Listing:
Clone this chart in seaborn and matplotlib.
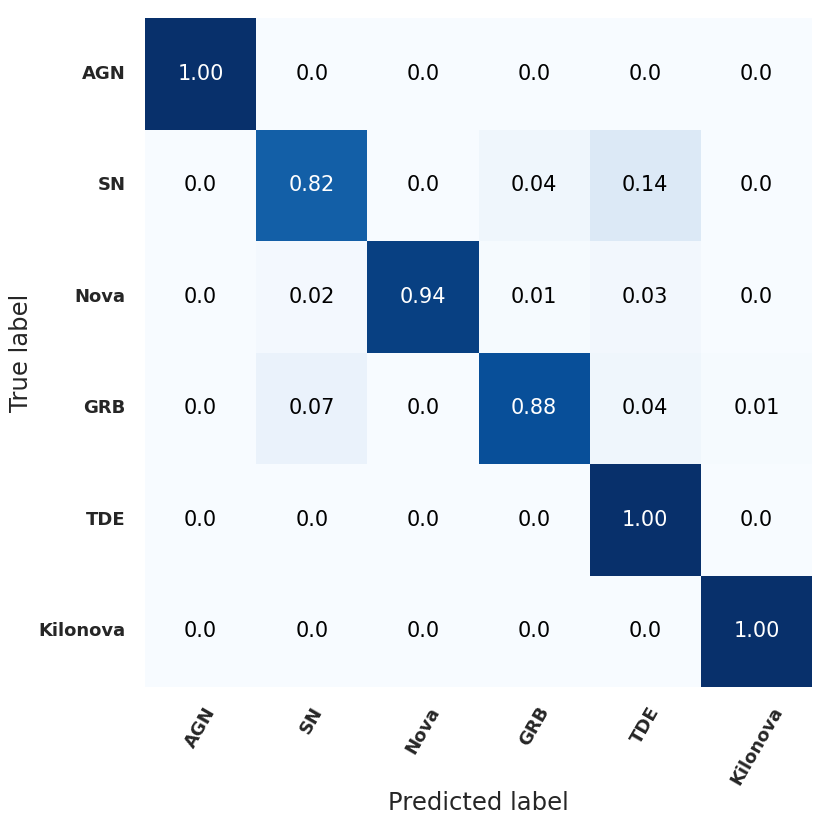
import numpy as np
import matplotlib
matplotlib.use("Agg")
import matplotlib.pyplot as plt
import seaborn as sns

classes = ["AGN", "SN", "Nova", "GRB", "TDE", "Kilonova"]

# rows = true label, columns = predicted label
row_agn = [1.00, 0.0, 0.0, 0.0, 0.0, 0.0]
row_sn = [0.0, 0.82, 0.0, 0.04, 0.14, 0.0]
row_nova = [0.0, 0.02, 0.94, 0.01, 0.03, 0.0]
row_grb = [0.0, 0.07, 0.0, 0.88, 0.04, 0.01]
row_tde = [0.0, 0.0, 0.0, 0.0, 1.00, 0.0]
row_kilonova = [0.0, 0.0, 0.0, 0.0, 0.0, 1.00]

cm = np.array([row_agn, row_sn, row_nova, row_grb, row_tde, row_kilonova])

# zeros are printed as "0.0", everything else with two decimals
labels = np.array([["0.0" if v == 0 else f"{v:.2f}" for v in row] for row in cm])

sns.set_style("white")

fig = plt.figure(figsize=(8.31, 8.27), dpi=100)
ax = fig.add_axes([145 / 831, 140 / 827, 667 / 831, 669 / 827])

sns.heatmap(
    cm,
    annot=labels,
    fmt="",
    cmap="Blues",
    vmin=0,
    vmax=1,
    cbar=False,
    xticklabels=classes,
    yticklabels=classes,
    annot_kws={"fontsize": 15},
    ax=ax,
)

# dark annotations in pure black, light ones stay white
for t in ax.texts:
    if t.get_color() != "w":
        t.set_color("black")

ax.set_xticklabels(classes, rotation=60, fontsize=13, fontweight="bold")
ax.set_yticklabels(classes, rotation=0, fontsize=13, fontweight="bold")
ax.tick_params(axis="x", length=0, pad=12)
ax.tick_params(axis="y", length=0, pad=14)
ax.set_xlabel("Predicted label", fontsize=17.5, labelpad=2)
ax.set_ylabel("True label", fontsize=17.5)

fig.savefig("out.png", dpi=100)
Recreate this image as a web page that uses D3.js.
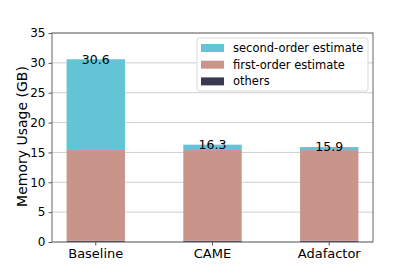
<!DOCTYPE html>
<html>
<head>
<meta charset="utf-8">
<script src="https://cdn.jsdelivr.net/npm/d3@7"></script>
<style>
  body { margin: 0; background: #fff; }
  text { font-family: "DejaVu Sans", sans-serif; fill: #000; }
</style>
</head>
<body>
<svg id="chart"></svg>
<script>
var categories = ["Baseline", "CAME", "Adafactor"]
var others = [0.2, 0.2, 0.2]
var firstOrder = [15.2, 15.2, 15.2]
var secondOrder = [15.2, 0.9, 0.5]
var totals = [30.6, 16.3, 15.9]
var yTicks = [0, 5, 10, 15, 20, 25, 30, 35]
var seriesNames = ["others", "first-order estimate", "second-order estimate"]
var seriesColors = ["#393a52", "#c9948a", "#62c4d4"]

var width = 415
var height = 277
var margin = {top: 33, right: 42, bottom: 35, left: 52}
var innerW = width - margin.left - margin.right
var innerH = height - margin.top - margin.bottom

var svg = d3.select("#chart")
    .attr("width", width)
    .attr("height", height)
  .append("g")
    .attr("transform", `translate(${margin.left},${margin.top})`)

var xScale = d3.scaleBand().domain(categories).range([0, innerW])
    .paddingInner(0.5).paddingOuter(0.125)
var yScale = d3.scaleLinear().domain([0, 35]).range([innerH, 0])

// grid
svg.append("g")
  .selectAll("line")
  .data(yTicks)
  .enter().append("line")
  .attr("x1", 0).attr("x2", innerW)
  .attr("y1", d => yScale(d)).attr("y2", d => yScale(d))
  .attr("stroke", "#cfcfcf").attr("stroke-width", 1)

// stacked bars
var rows = categories.map((c, i) => ({cat: c, others: others[i], first: firstOrder[i], second: secondOrder[i]}))
var stack = d3.stack().keys(["others", "first", "second"])
var layers = stack(rows)

svg.selectAll(".layer")
  .data(layers)
  .enter().append("g")
  .attr("class", "layer")
  .attr("fill", (d, i) => seriesColors[i])
  .selectAll("rect")
  .data(d => d)
  .enter().append("rect")
  .attr("x", d => xScale(d.data.cat))
  .attr("width", xScale.bandwidth())
  .attr("y", d => yScale(d[1]))
  .attr("height", d => yScale(d[0]) - yScale(d[1]))

// value labels
svg.selectAll(".val")
  .data(categories)
  .enter().append("text")
  .attr("class", "val")
  .attr("x", d => xScale(d) + xScale.bandwidth() / 2)
  .attr("y", (d, i) => yScale(totals[i]))
  .attr("dy", "0.35em")
  .attr("text-anchor", "middle")
  .style("font-size", "12.5px")
  .text((d, i) => totals[i].toFixed(1))

// axes
var yAxis = d3.axisLeft(yScale).tickValues(yTicks).tickSizeInner(3.5).tickSizeOuter(0).tickPadding(3)
var xAxis = d3.axisBottom(xScale).tickSizeInner(3.5).tickSizeOuter(0).tickPadding(3)

var gy = svg.append("g").call(yAxis)
gy.selectAll("text").style("font-size", "12px").style("font-family", "DejaVu Sans")
gy.selectAll("line").attr("stroke", "#555")
gy.select(".domain").remove()

var gx = svg.append("g").attr("transform", `translate(0,${innerH})`).call(xAxis)
gx.selectAll("text").style("font-size", "13px").style("font-family", "DejaVu Sans")
gx.selectAll("line").attr("stroke", "#555")
gx.select(".domain").remove()

// frame
svg.append("rect")
  .attr("x", 0).attr("y", 0)
  .attr("width", innerW).attr("height", innerH)
  .attr("fill", "none").attr("stroke", "#666").attr("stroke-width", 1)

// y label
svg.append("text")
  .attr("transform", `translate(${-25},${innerH / 2 - 1}) rotate(-90)`)
  .attr("text-anchor", "middle")
  .style("font-size", "14px")
  .text("Memory Usage (GB)")

// legend
var legend = svg.append("g").attr("transform", `translate(${innerW - 176},5)`)
legend.append("rect")
  .attr("width", 171).attr("height", 53).attr("rx", 2.5)
  .attr("fill", "#fff").attr("fill-opacity", 0.85)
  .attr("stroke", "#d8d8d8")

var legendOrder = [2, 1, 0]
var items = legend.selectAll(".item")
  .data(legendOrder)
  .enter().append("g")
  .attr("class", "item")
  .attr("transform", (d, i) => `translate(4,${10 + i * 16.7})`)
items.append("rect")
  .attr("x", 0).attr("y", -4).attr("width", 23).attr("height", 8)
  .attr("fill", d => seriesColors[d])
items.append("text")
  .attr("x", 32).attr("dy", "0.35em")
  .style("font-size", "11.5px")
  .text(d => seriesNames[d])
</script>
</body>
</html>
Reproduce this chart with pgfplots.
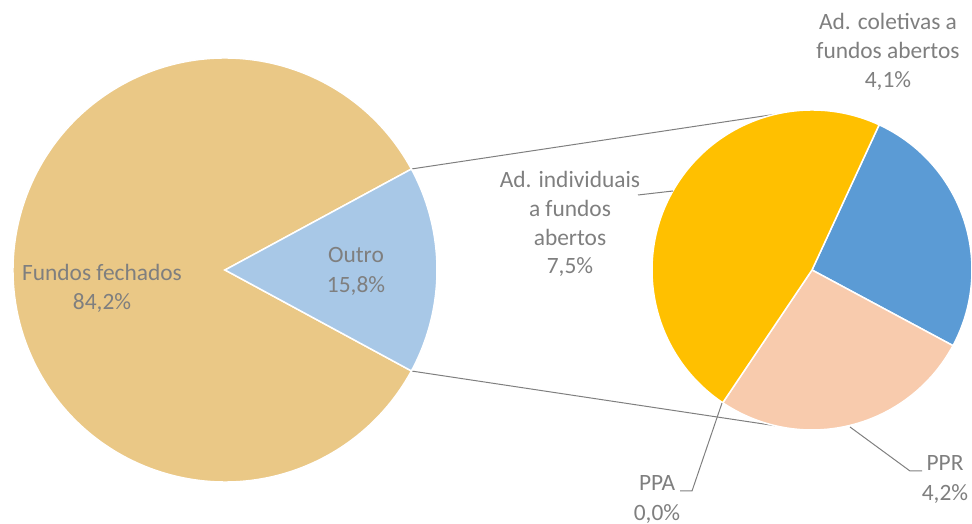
\documentclass[border=0pt]{standalone}
\usepackage{pgfplots}
\pgfplotsset{compat=1.18}
\usepackage{fontspec}
\setmainfont{Carlito}
\definecolor{cFech}{HTML}{EAC886}
\definecolor{cOut}{HTML}{A8C8E7}
\definecolor{cInd}{HTML}{FFC000}
\definecolor{cCol}{HTML}{5B9BD5}
\definecolor{cPPR}{HTML}{F8CBAD}
\definecolor{txt}{HTML}{7F7F7F}
\definecolor{ln}{HTML}{7F7F7F}
% data (percent of total)
\def\vFech{84.2}
\def\vOut{15.8}
\def\vCol{4.1}
\def\vInd{7.5}
\def\vPPR{4.2}
\def\vPPA{0.0}
\begin{document}
\begin{tikzpicture}
% angles
\pgfmathsetmacro\hOut{\vOut/(\vFech+\vOut)*360/2}
\pgfmathsetmacro\tot{\vCol+\vInd+\vPPR+\vPPA}
\pgfmathsetmacro\aS{65.2}
\pgfmathsetmacro\aA{\aS-\vCol/\tot*360}
\pgfmathsetmacro\aB{\aA-\vPPR/\tot*360}
\pgfmathsetmacro\aC{\aB-\vPPA/\tot*360}
\pgfmathsetmacro\aD{\aC-\vInd/\tot*360}
\begin{axis}[scale only axis, width=972bp, height=524bp,
  xmin=0, xmax=972, ymin=0, ymax=524, hide axis, clip=false]
% connector lines
\draw[ln, line width=1bp] (axis cs:411.4,355.0) -- (axis cs:775,409.7);
\draw[ln, line width=1bp] (axis cs:411.4,153.0) -- (axis cs:775,98.3);
% left pie
\filldraw[fill=cFech, draw=white, line width=1.5bp] (axis cs:225,254) -- ++(\hOut:212bp) arc[start angle=\hOut, end angle=360-\hOut, radius=212bp] -- cycle;
\filldraw[fill=cOut, draw=white, line width=1.5bp] (axis cs:225,254) -- ++(-\hOut:212bp) arc[start angle=-\hOut, end angle=\hOut, radius=212bp] -- cycle;
% right pie
\filldraw[fill=cCol, draw=white, line width=1.5bp] (axis cs:812,254) -- ++(\aS:160bp) arc[start angle=\aS, end angle=\aA, radius=160bp] -- cycle;
\filldraw[fill=cPPR, draw=white, line width=1.5bp] (axis cs:812,254) -- ++(\aA:160bp) arc[start angle=\aA, end angle=\aB, radius=160bp] -- cycle;
\filldraw[fill=cInd, draw=white, line width=1.5bp] (axis cs:812,254) -- ++(\aC:160bp) arc[start angle=\aC, end angle=\aD, radius=160bp] -- cycle;
% leader lines
\draw[ln, line width=1bp] (axis cs:638,329) -- (axis cs:673,333);
\draw[ln, line width=1bp] (axis cs:680,33) -- (axis cs:692,33) -- (axis cs:722,121);
\draw[ln, line width=1bp] (axis cs:922,53) -- (axis cs:910,53) -- (axis cs:850,97);
% labels
\begin{scope}[every node/.style={text=txt, anchor=base, inner sep=0pt, font=\fontsize{23.4bp}{28bp}\selectfont}]
\node at (axis cs:102,243) {Fundos fechados};
\node at (axis cs:102,214) {84,2\%};
\node at (axis cs:356,261) {Outro};
\node at (axis cs:356,231) {15,8\%};
\node at (axis cs:888,494) {Ad. coletivas a};
\node at (axis cs:888,465) {fundos abertos};
\node at (axis cs:888,436) {4,1\%};
\node at (axis cs:570,336) {Ad. individuais};
\node at (axis cs:570,307) {a fundos};
\node at (axis cs:570,278) {abertos};
\node at (axis cs:570,250) {7,5\%};
\node at (axis cs:657,33) {PPA};
\node at (axis cs:657,4) {0,0\%};
\node at (axis cs:945,53) {PPR};
\node at (axis cs:945,24) {4,2\%};
\end{scope}
\end{axis}
\pgfresetboundingbox
\path (current axis.south west) rectangle (current axis.north east);
\end{tikzpicture}
\end{document}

Goal:
Extract every line above that contains the word "chart".

Finished answer:
Clone this chart in seaborn and matplotlib.
<svg id="chart"></svg>
var svg = d3.select("#chart")
Reproduce this chart with pgfplots.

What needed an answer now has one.